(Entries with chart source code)
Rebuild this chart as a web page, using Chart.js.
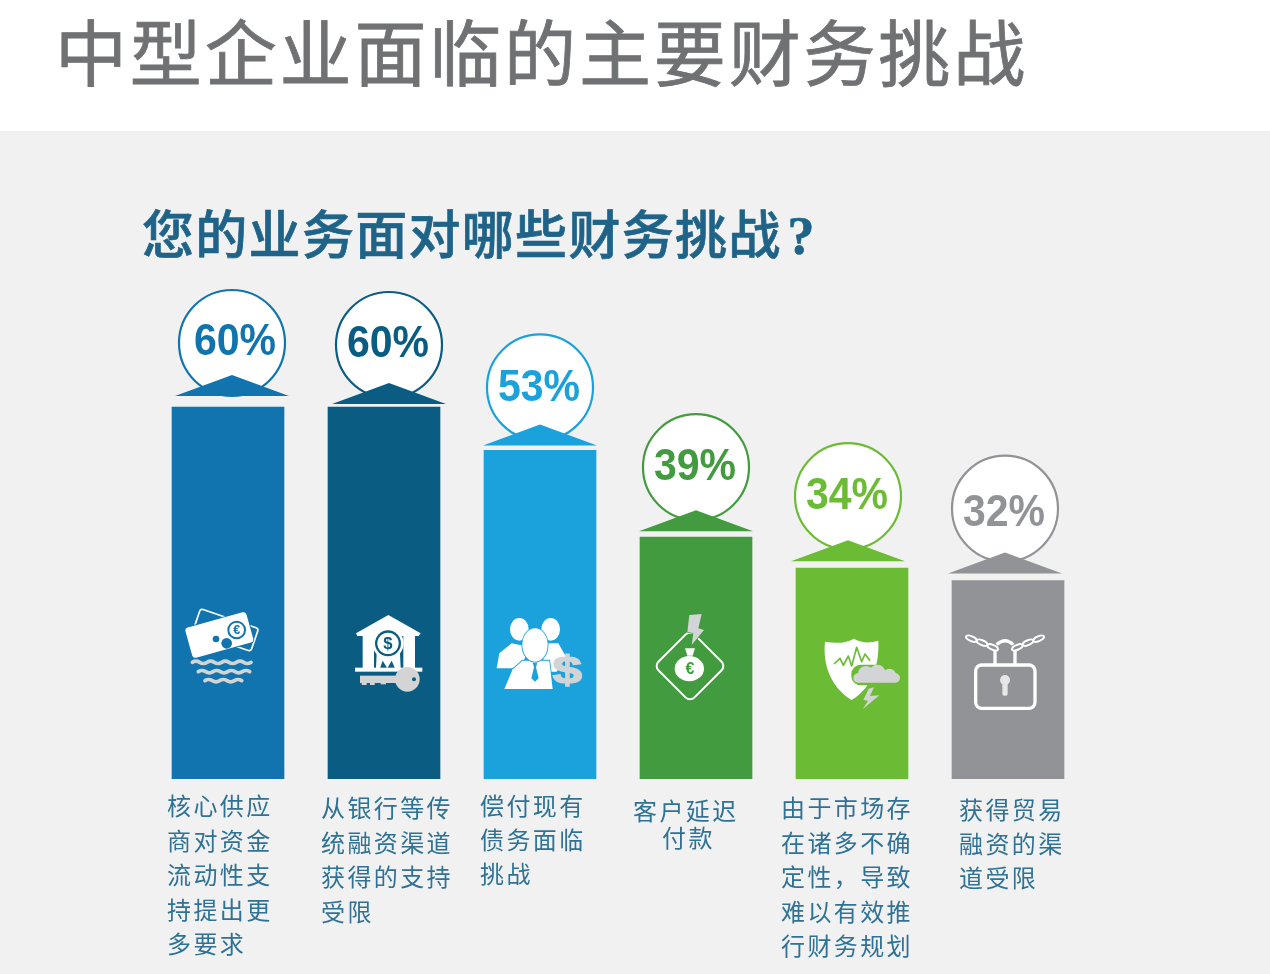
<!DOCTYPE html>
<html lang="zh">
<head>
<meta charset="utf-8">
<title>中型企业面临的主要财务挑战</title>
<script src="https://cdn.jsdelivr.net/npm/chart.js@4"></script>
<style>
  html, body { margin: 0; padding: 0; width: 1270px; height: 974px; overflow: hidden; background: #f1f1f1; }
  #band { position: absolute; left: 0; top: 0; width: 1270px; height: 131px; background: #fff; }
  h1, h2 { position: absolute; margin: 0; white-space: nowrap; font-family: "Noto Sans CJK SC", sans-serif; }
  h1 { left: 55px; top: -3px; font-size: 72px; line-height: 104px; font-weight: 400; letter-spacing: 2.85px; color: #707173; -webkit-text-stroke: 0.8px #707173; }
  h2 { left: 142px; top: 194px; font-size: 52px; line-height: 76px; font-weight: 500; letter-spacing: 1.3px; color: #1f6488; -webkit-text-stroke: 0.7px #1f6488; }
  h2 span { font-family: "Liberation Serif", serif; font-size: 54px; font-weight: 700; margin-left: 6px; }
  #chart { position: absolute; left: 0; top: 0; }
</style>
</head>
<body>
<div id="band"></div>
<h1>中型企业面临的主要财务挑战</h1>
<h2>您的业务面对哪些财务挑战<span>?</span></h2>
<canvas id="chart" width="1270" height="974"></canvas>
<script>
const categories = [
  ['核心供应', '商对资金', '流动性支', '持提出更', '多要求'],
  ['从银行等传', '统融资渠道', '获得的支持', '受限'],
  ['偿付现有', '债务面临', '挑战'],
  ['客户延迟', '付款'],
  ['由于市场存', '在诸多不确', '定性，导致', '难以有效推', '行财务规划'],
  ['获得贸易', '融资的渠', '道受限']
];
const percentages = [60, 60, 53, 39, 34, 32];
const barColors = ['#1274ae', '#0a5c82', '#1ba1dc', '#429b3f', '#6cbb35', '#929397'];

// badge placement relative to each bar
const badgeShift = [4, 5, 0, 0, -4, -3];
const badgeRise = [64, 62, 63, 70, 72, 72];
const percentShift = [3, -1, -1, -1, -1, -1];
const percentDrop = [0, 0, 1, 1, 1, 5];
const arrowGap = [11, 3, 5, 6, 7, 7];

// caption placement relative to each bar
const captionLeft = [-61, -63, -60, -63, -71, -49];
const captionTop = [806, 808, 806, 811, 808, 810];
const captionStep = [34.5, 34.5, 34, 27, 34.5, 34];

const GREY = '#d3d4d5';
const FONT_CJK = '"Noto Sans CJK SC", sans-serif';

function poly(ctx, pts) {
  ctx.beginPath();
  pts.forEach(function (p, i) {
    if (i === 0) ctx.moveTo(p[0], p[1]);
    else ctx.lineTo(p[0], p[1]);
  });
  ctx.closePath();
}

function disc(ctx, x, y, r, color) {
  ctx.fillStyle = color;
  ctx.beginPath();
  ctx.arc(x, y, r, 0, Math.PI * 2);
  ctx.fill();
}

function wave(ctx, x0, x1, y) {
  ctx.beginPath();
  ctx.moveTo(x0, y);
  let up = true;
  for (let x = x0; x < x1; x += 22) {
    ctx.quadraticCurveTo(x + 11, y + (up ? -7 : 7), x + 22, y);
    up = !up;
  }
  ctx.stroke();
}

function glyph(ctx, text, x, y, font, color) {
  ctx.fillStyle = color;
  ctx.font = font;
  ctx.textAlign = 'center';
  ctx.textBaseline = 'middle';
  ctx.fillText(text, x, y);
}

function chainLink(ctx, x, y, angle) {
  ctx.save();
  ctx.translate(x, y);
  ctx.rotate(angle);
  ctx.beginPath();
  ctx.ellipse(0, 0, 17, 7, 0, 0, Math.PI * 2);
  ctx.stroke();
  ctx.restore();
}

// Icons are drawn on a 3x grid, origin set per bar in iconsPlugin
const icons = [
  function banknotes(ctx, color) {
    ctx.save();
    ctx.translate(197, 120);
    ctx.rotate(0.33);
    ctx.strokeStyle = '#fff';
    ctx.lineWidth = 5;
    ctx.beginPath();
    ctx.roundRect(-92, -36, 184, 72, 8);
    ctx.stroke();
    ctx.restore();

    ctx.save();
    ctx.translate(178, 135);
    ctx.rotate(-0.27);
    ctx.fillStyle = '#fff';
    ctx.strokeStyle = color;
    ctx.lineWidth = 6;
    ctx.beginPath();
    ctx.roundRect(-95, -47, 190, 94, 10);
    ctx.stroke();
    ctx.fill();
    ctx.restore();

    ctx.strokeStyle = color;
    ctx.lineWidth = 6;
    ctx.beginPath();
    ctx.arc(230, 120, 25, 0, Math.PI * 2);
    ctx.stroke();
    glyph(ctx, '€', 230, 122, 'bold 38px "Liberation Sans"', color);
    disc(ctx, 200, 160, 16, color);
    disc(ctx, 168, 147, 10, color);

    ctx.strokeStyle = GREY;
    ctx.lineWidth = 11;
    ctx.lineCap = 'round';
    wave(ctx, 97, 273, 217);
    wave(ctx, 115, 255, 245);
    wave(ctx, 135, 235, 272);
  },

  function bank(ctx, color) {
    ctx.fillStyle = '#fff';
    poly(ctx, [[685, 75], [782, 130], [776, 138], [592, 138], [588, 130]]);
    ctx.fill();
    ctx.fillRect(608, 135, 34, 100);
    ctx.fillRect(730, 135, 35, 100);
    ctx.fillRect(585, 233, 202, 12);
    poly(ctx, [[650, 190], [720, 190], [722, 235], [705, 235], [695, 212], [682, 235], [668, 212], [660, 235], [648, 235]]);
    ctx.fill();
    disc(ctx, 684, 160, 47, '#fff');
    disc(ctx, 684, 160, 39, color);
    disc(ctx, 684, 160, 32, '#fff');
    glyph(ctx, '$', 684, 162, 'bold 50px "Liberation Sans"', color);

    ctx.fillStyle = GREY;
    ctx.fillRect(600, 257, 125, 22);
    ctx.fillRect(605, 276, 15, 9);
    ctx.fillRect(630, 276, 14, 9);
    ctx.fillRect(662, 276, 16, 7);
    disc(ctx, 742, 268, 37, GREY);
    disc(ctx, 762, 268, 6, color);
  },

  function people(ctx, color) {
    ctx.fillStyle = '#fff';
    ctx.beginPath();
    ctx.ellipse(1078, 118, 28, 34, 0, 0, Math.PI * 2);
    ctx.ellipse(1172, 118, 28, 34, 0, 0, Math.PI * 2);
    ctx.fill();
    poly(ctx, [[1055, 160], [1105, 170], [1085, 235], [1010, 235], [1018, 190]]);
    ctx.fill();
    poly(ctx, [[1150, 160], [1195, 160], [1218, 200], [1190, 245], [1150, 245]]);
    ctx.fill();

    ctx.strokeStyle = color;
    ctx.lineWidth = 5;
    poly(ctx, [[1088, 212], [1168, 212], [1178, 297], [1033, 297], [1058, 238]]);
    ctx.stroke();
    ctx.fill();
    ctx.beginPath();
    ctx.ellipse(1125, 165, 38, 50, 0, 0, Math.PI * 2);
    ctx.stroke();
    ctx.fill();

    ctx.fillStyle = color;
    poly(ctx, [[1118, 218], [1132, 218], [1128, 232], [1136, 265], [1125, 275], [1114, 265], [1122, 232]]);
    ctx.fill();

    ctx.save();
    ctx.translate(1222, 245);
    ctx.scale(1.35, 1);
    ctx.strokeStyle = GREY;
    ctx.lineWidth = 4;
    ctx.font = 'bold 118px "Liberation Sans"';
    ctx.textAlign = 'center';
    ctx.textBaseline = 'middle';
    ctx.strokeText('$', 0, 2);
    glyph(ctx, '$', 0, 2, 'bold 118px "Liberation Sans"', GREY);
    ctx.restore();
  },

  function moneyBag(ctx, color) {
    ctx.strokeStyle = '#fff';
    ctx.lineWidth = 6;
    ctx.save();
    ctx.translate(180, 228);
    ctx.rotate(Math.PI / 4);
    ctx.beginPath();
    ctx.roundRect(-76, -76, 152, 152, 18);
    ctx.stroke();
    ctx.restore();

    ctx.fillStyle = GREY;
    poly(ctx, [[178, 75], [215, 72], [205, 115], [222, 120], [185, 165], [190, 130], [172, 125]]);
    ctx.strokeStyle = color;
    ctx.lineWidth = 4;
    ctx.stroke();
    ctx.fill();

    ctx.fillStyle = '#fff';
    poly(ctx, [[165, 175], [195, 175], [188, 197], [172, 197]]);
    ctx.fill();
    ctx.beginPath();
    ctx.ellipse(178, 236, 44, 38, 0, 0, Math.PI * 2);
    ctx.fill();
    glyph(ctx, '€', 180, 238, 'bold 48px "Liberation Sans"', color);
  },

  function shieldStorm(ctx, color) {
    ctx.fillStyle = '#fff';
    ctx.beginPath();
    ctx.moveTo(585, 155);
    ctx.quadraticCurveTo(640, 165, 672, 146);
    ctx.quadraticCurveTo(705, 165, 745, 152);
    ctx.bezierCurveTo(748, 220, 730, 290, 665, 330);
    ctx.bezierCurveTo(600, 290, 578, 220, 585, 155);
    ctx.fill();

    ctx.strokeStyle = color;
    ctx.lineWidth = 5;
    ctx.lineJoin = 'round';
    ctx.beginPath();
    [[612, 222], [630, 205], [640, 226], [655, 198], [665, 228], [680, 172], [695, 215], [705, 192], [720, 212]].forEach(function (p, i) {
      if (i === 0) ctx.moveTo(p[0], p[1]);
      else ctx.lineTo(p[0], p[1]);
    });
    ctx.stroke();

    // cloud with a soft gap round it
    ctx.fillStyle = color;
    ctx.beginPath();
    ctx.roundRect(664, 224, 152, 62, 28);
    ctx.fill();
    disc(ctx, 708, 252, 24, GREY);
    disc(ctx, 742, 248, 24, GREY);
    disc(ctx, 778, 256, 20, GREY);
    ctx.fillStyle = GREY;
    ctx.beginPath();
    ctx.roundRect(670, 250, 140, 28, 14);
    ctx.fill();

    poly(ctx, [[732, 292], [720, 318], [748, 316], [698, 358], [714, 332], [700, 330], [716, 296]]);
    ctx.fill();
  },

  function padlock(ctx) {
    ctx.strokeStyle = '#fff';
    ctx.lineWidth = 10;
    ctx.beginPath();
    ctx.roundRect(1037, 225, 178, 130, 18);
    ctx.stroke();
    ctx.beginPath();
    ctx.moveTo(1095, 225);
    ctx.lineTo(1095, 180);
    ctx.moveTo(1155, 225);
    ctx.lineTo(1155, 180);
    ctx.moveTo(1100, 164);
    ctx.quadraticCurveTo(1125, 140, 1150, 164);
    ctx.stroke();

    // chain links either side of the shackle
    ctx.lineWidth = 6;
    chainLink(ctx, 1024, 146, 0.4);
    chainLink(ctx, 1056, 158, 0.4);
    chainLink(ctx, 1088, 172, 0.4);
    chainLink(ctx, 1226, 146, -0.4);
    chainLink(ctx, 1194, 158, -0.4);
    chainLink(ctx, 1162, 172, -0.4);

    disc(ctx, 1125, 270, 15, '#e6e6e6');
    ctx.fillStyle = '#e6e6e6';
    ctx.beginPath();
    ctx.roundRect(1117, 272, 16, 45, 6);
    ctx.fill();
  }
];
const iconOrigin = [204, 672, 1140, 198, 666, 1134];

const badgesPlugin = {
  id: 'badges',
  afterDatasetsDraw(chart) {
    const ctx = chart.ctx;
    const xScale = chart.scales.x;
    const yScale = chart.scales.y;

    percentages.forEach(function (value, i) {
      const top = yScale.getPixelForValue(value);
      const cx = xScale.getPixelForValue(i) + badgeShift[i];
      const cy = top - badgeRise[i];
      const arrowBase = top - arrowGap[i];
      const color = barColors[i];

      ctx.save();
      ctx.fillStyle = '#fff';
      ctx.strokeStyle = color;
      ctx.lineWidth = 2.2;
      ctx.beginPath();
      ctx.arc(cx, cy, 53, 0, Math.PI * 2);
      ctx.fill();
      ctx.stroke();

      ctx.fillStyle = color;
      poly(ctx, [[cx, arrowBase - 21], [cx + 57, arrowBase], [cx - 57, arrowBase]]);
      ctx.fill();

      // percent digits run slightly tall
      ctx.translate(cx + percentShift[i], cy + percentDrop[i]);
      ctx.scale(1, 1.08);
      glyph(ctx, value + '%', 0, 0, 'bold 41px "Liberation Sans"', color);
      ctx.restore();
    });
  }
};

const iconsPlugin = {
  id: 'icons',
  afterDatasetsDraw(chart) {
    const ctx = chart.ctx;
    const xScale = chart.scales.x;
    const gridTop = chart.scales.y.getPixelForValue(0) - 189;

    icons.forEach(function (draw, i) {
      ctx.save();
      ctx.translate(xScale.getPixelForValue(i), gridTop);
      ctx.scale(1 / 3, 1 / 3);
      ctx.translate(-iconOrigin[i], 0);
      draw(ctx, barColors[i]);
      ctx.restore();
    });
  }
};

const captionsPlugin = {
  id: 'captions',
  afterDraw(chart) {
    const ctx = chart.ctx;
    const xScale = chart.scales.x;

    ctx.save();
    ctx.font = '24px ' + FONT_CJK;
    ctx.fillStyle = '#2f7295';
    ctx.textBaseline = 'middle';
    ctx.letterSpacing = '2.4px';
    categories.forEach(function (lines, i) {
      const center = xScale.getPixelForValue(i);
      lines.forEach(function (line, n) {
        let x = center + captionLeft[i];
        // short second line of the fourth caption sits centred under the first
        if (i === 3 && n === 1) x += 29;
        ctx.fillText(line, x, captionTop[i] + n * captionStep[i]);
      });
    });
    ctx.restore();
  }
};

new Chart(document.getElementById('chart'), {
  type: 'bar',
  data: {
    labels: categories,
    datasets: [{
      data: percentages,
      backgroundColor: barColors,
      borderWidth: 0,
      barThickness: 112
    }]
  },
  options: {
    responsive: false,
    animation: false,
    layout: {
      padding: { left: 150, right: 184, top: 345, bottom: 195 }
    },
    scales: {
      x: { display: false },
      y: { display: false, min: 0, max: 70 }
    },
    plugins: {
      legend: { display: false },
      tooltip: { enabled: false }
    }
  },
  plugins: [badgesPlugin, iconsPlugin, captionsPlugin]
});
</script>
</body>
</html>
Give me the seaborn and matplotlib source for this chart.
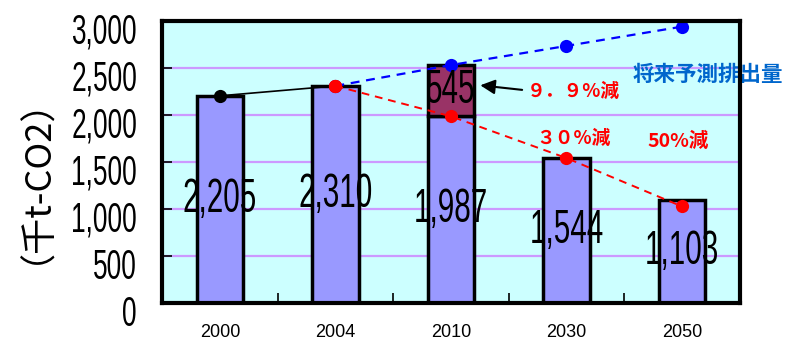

*Exercise objective*
Take the lines above from the top of the records through the one with "const arrowGap = [11, 3, 5, 6, 7, 7];" and repeat them exactly, without any pictures.

*The output*
Rebuild this chart as a web page, using Chart.js.
<!DOCTYPE html>
<html lang="zh">
<head>
<meta charset="utf-8">
<title>中型企业面临的主要财务挑战</title>
<script src="https://cdn.jsdelivr.net/npm/chart.js@4"></script>
<style>
  html, body { margin: 0; padding: 0; width: 1270px; height: 974px; overflow: hidden; background: #f1f1f1; }
  #band { position: absolute; left: 0; top: 0; width: 1270px; height: 131px; background: #fff; }
  h1, h2 { position: absolute; margin: 0; white-space: nowrap; font-family: "Noto Sans CJK SC", sans-serif; }
  h1 { left: 55px; top: -3px; font-size: 72px; line-height: 104px; font-weight: 400; letter-spacing: 2.85px; color: #707173; -webkit-text-stroke: 0.8px #707173; }
  h2 { left: 142px; top: 194px; font-size: 52px; line-height: 76px; font-weight: 500; letter-spacing: 1.3px; color: #1f6488; -webkit-text-stroke: 0.7px #1f6488; }
  h2 span { font-family: "Liberation Serif", serif; font-size: 54px; font-weight: 700; margin-left: 6px; }
  #chart { position: absolute; left: 0; top: 0; }
</style>
</head>
<body>
<div id="band"></div>
<h1>中型企业面临的主要财务挑战</h1>
<h2>您的业务面对哪些财务挑战<span>?</span></h2>
<canvas id="chart" width="1270" height="974"></canvas>
<script>
const categories = [
  ['核心供应', '商对资金', '流动性支', '持提出更', '多要求'],
  ['从银行等传', '统融资渠道', '获得的支持', '受限'],
  ['偿付现有', '债务面临', '挑战'],
  ['客户延迟', '付款'],
  ['由于市场存', '在诸多不确', '定性，导致', '难以有效推', '行财务规划'],
  ['获得贸易', '融资的渠', '道受限']
];
const percentages = [60, 60, 53, 39, 34, 32];
const barColors = ['#1274ae', '#0a5c82', '#1ba1dc', '#429b3f', '#6cbb35', '#929397'];

// badge placement relative to each bar
const badgeShift = [4, 5, 0, 0, -4, -3];
const badgeRise = [64, 62, 63, 70, 72, 72];
const percentShift = [3, -1, -1, -1, -1, -1];
const percentDrop = [0, 0, 1, 1, 1, 5];
const arrowGap = [11, 3, 5, 6, 7, 7];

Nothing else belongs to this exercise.